Transcribe the stretch of entries below from the line with "Write the D3.js code for this chart." through the line with "const detherage = [4.90, 7.72, 9.72, 11.63];", exactly and with both ends included; leave out all other lines.

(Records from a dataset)
■ ■ ■
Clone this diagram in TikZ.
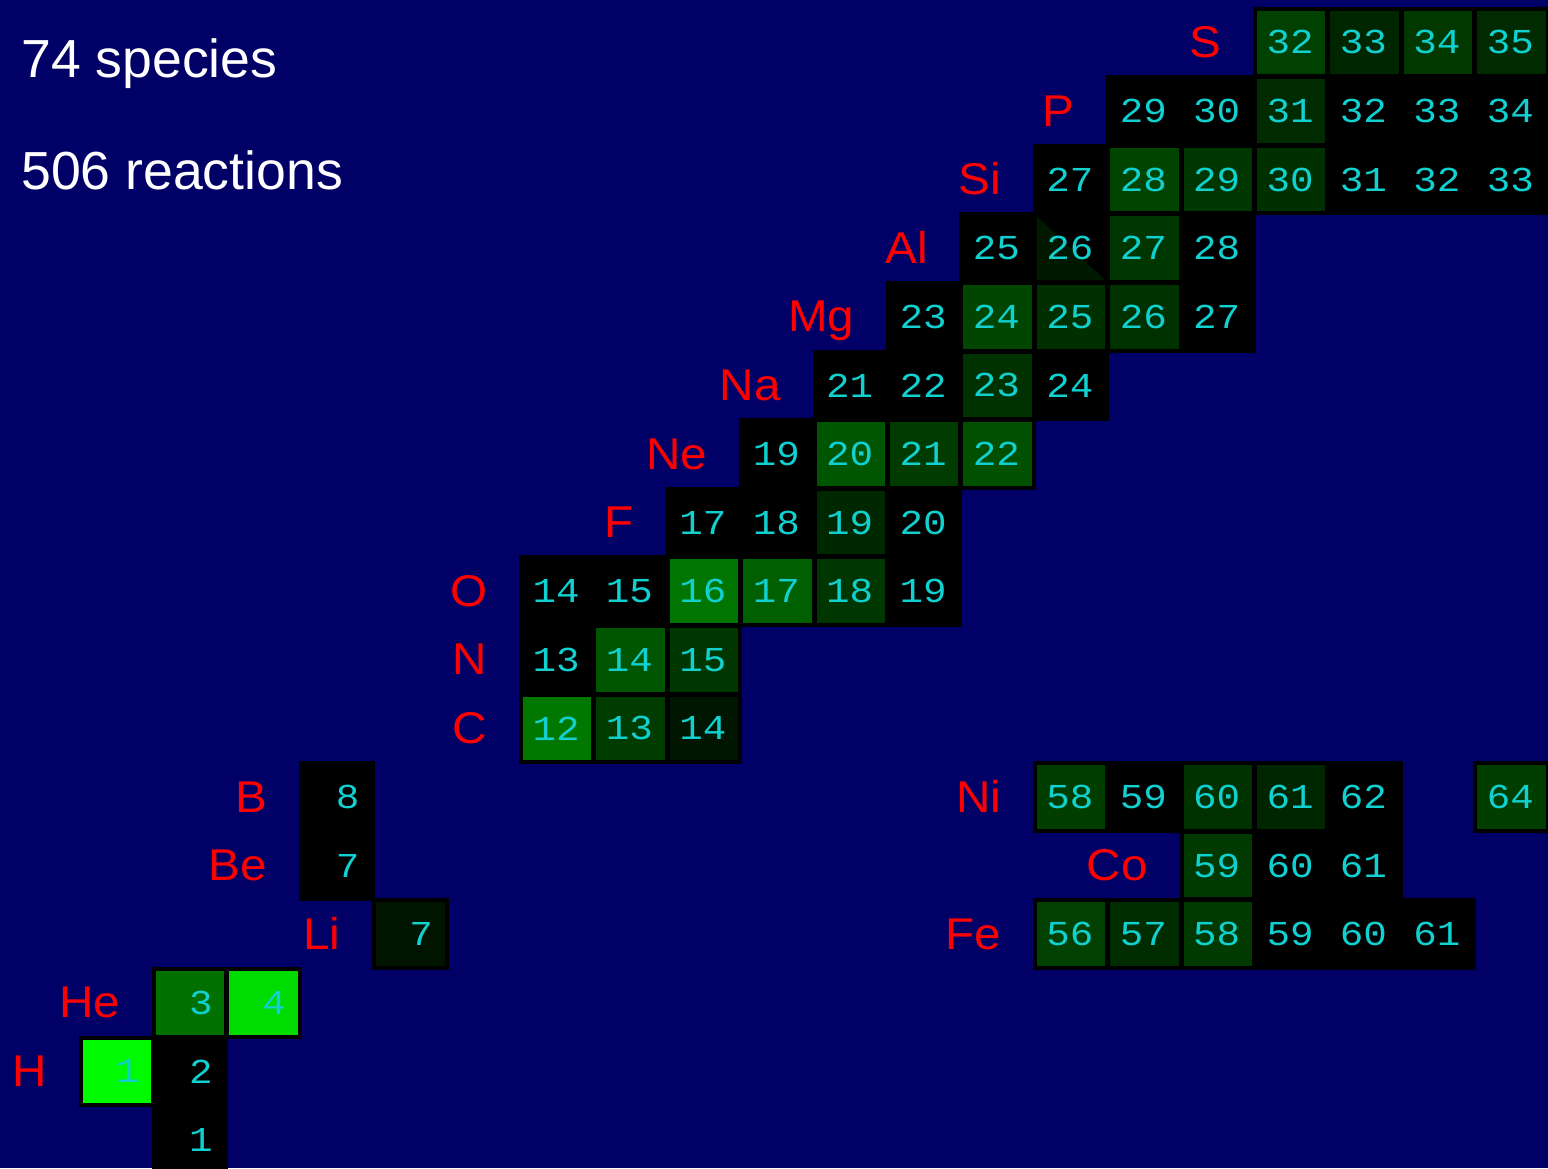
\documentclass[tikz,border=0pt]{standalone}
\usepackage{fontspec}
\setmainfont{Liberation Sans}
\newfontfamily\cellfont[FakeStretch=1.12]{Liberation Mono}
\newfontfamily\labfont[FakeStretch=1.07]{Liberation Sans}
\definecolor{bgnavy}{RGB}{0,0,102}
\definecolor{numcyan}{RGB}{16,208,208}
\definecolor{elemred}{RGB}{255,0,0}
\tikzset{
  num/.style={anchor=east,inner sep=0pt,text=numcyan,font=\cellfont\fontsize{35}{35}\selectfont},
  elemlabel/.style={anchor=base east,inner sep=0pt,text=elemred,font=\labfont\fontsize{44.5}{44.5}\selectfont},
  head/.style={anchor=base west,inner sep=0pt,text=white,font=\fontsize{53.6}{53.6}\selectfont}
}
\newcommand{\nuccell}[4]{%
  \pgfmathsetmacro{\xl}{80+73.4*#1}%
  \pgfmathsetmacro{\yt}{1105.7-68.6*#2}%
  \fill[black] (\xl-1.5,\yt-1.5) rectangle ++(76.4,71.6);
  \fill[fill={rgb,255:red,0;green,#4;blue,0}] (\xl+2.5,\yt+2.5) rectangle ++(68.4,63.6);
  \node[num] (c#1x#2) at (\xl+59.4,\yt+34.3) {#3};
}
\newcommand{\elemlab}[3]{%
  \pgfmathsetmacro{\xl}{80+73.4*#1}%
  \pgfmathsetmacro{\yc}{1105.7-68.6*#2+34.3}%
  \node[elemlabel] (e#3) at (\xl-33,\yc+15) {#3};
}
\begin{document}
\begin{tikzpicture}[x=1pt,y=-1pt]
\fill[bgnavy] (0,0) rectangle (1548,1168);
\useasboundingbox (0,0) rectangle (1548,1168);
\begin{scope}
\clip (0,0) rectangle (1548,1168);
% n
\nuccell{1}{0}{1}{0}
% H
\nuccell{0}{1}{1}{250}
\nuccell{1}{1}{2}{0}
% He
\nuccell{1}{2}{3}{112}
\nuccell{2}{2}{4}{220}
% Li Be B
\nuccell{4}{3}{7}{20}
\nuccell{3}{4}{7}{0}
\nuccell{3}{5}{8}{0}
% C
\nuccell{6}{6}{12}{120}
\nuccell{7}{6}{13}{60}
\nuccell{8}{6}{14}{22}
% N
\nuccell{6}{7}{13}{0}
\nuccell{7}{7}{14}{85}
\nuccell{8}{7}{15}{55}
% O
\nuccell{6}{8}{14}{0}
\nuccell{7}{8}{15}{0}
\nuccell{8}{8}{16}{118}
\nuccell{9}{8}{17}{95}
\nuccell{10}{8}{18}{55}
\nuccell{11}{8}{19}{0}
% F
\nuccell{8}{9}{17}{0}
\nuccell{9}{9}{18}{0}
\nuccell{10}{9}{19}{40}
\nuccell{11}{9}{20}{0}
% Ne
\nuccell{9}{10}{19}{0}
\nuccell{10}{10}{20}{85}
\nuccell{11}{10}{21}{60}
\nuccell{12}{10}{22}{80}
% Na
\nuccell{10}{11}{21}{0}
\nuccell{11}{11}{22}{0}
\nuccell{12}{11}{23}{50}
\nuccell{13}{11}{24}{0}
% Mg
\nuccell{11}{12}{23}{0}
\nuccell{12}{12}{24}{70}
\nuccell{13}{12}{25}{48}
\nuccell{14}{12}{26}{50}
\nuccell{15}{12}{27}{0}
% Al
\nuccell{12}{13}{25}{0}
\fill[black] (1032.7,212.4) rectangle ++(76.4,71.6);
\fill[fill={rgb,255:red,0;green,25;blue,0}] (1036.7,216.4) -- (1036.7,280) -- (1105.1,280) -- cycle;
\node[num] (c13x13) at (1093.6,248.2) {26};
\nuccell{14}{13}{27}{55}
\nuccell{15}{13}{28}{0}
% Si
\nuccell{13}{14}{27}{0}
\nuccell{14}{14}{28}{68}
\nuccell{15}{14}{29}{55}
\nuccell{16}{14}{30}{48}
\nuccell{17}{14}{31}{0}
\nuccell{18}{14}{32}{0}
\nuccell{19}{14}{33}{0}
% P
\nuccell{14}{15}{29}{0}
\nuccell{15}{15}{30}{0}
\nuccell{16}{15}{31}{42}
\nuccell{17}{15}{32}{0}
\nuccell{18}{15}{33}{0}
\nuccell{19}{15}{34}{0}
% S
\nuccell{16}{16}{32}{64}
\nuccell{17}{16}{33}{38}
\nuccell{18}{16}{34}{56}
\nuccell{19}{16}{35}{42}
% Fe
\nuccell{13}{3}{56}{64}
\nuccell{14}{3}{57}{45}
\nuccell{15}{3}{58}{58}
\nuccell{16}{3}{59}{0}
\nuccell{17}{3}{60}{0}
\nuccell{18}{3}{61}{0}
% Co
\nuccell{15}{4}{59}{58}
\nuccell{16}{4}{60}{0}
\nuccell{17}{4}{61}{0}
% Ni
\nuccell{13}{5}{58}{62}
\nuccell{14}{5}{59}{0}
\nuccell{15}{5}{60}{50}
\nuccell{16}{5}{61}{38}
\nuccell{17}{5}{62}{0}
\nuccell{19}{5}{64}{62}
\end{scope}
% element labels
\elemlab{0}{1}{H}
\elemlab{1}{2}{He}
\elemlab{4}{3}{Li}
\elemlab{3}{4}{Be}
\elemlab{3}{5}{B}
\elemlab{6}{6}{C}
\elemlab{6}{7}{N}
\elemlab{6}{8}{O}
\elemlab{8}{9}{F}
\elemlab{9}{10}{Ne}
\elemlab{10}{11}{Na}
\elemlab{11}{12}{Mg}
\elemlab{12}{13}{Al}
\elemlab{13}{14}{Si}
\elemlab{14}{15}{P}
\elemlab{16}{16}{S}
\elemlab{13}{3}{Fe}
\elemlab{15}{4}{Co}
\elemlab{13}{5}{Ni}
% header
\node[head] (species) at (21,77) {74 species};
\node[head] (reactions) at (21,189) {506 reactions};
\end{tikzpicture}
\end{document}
■ ■ ■
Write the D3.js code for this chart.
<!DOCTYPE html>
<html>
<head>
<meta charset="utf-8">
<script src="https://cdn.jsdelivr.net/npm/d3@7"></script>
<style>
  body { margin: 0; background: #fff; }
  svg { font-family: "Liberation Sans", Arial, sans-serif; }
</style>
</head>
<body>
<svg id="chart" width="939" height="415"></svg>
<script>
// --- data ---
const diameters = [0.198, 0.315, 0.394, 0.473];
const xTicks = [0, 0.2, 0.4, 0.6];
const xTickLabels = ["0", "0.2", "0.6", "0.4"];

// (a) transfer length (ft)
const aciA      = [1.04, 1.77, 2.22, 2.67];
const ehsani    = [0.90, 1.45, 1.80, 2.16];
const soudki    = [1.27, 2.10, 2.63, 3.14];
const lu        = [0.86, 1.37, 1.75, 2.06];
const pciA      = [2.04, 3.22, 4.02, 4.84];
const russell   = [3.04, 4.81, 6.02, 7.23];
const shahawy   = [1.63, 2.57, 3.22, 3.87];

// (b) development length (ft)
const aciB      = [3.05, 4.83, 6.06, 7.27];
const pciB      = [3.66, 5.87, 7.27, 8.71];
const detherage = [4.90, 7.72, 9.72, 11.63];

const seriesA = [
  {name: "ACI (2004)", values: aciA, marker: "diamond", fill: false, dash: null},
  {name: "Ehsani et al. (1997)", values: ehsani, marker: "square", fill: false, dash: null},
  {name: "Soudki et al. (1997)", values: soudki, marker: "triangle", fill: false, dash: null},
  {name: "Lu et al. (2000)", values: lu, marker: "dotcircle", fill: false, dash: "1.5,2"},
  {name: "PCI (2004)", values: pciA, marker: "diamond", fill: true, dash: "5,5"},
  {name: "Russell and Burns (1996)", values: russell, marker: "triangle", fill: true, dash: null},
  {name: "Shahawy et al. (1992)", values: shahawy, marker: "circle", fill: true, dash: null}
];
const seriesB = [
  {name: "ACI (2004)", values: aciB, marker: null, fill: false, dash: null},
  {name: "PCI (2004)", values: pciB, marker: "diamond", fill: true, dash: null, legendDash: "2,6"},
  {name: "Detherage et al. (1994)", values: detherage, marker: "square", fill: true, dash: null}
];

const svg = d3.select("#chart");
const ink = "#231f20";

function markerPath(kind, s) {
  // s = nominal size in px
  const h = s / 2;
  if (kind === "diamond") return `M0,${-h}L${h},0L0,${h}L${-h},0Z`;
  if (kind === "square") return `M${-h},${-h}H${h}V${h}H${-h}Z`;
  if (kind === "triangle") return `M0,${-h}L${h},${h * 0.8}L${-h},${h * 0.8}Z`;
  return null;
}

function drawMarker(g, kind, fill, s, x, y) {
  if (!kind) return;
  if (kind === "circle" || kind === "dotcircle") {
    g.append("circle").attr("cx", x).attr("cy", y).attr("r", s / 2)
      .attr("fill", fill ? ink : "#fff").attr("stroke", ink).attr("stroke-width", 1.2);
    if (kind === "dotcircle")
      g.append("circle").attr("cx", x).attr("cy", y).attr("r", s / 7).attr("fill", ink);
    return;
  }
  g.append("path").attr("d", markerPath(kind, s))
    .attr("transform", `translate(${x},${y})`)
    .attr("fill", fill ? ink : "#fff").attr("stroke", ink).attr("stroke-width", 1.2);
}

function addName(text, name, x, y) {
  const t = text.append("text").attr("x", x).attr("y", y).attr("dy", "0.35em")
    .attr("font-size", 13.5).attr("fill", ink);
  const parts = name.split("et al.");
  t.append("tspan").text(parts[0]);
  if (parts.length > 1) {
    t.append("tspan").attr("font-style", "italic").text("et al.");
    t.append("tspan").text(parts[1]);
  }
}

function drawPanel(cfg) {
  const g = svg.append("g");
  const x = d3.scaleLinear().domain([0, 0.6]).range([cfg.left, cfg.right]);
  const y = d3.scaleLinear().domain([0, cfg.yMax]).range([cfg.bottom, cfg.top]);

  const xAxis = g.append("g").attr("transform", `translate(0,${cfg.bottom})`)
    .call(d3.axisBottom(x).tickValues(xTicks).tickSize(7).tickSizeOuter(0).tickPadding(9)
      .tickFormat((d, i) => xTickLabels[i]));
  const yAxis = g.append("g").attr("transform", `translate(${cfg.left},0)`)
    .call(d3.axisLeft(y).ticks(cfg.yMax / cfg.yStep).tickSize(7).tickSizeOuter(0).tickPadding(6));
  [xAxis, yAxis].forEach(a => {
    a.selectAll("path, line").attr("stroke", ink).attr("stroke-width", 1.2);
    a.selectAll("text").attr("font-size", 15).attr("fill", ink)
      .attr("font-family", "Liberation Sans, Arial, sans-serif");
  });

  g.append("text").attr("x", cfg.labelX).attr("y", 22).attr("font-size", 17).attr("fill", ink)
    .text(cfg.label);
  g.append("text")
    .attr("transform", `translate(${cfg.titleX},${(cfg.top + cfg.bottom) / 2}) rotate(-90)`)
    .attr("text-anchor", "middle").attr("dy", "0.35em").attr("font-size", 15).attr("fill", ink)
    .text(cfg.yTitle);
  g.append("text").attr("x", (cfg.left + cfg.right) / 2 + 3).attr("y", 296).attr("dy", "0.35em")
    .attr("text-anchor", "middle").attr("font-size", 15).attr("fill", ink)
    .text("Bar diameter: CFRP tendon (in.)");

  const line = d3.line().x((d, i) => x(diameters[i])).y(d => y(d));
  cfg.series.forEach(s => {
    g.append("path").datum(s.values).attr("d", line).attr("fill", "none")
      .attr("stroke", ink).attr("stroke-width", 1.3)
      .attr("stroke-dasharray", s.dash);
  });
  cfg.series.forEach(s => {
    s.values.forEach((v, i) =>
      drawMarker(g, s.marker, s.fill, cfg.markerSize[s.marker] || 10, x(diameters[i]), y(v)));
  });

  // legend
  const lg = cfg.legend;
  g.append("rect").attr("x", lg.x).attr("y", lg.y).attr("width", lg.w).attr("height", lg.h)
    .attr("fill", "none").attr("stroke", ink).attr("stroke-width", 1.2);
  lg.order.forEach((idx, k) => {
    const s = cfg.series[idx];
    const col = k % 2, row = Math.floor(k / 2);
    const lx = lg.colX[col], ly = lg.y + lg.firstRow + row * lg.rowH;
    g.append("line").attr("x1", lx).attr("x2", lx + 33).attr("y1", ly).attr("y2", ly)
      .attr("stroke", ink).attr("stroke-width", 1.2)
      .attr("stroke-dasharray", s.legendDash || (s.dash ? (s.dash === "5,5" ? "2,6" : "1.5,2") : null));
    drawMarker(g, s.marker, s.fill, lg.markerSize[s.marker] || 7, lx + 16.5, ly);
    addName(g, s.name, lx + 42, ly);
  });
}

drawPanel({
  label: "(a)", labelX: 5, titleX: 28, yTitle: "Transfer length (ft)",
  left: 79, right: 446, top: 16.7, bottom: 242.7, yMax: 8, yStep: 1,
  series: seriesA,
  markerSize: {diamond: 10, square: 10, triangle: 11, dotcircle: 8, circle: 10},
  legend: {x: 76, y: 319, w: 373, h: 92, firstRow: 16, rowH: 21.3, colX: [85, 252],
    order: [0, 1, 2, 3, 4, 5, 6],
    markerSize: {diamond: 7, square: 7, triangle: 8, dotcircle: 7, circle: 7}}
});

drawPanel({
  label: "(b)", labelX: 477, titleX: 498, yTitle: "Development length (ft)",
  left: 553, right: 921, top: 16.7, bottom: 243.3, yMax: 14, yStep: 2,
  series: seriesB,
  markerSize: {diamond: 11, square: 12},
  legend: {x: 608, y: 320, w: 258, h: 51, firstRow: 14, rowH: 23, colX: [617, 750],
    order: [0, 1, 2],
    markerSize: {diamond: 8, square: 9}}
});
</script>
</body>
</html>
■ ■ ■
FINISHED ANSWER:
Write the D3.js code for this chart.
<!DOCTYPE html>
<html>
<head>
<meta charset="utf-8">
<script src="https://cdn.jsdelivr.net/npm/d3@7"></script>
<style>
  body { margin: 0; background: #fff; }
  svg { font-family: "Liberation Sans", Arial, sans-serif; }
</style>
</head>
<body>
<svg id="chart" width="939" height="415"></svg>
<script>
// --- data ---
const diameters = [0.198, 0.315, 0.394, 0.473];
const xTicks = [0, 0.2, 0.4, 0.6];
const xTickLabels = ["0", "0.2", "0.6", "0.4"];

// (a) transfer length (ft)
const aciA      = [1.04, 1.77, 2.22, 2.67];
const ehsani    = [0.90, 1.45, 1.80, 2.16];
const soudki    = [1.27, 2.10, 2.63, 3.14];
const lu        = [0.86, 1.37, 1.75, 2.06];
const pciA      = [2.04, 3.22, 4.02, 4.84];
const russell   = [3.04, 4.81, 6.02, 7.23];
const shahawy   = [1.63, 2.57, 3.22, 3.87];

// (b) development length (ft)
const aciB      = [3.05, 4.83, 6.06, 7.27];
const pciB      = [3.66, 5.87, 7.27, 8.71];
const detherage = [4.90, 7.72, 9.72, 11.63];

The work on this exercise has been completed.